One of the most striking experiences was that – without making any fuss about it – many of the communities I stayed with were much more advanced in DIY skills than the Western subcultures that pride themselves in refining them. The creativity and technical expertise involved in recycling everything from plastic cups to automobile parts was astonishing. The fact that this stemmed from necessity rather than ideological conviction is important in many ways, but makes no difference on a practical level.
Something similar can be said about community organizing and social movement building. While an entire industry has been formed around these terms in the Global North, providing career options for academics and NGO staffers alike, some of the most incredible attempts in grassroots organizing and direct democracy are undertaken in the Global South, usually underneath the radar of First World social justice experts.
The biggest virtue of the anthology Urban Revolt: State Power and the Rise of People’s Movements in the Global South, edited by the South African scholar-activists Trevor Ngwane and Luke Sinwell in collaboration with labor historian Immanuel Ness, is to emphasize this fact. The contributions reveal with how much determination, wisdom, and courage the poor and oppressed in the Global South stand up against the powers that control their lives.

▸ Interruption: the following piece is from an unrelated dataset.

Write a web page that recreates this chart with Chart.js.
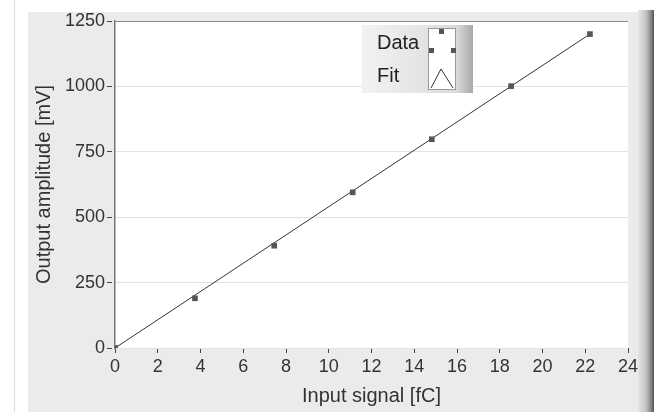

South Africa plays a central role in the analysis. In the words of the editors, the “spirit of militancy and anticapitalist struggle” found in the country “offers a lens through which to understand urban revolt across the world” (p. 2). But South Africa is far from the only country that provides examples for social movements that are arguably the biggest challenge to the imperialist order under neoliberalism. The anthology also covers initiatives in Nigeria, Mexico, Brazil, Uruguay, India, and Indonesia, mixing high-profile cases such as the 2014 Ayotzinapa Massacre in Mexico with much lesser known stories such as those about the Uruguayan Recyclers’ Union or the resistance against eviction by the urban poor of Jakarta.
Urban Revolt emphasizes the importance of big cities as sites of social struggle. This, however, must not lead the reader to believe that rural struggles have less significance. Contrary to what some on the Left suggest, the peasantry has not lost political significance. In fact, rural struggles are often replicated in urban settings. One reason is that rural identities are rarely lost when people move to the slums of big cities, they are simply reproduced in a new environment. When, in the late 1990s, I stayed with rural migrants in Mount Hagen, Papua New Guinea, the settlements of the urban poor were all organized along tribal lines. While this also carried the potential of conflict, it allowed for forms of social cohesion that modern city dwellers are not used to, something that is an important factor in self-management and resistance.
It is perhaps unfortunate that the structure of Urban Revolt mainly caters to an academic audience. Then again, its main purpose seems to be an intervention in social movement theory, and as such it is essential. I highly recommended the book to anyone looking for revolutionary potential in a frightening global order. It demonstrates convincingly that it is the people’s movements of the Global South that must lead the way in a united resistance against capital and oppressive government agents.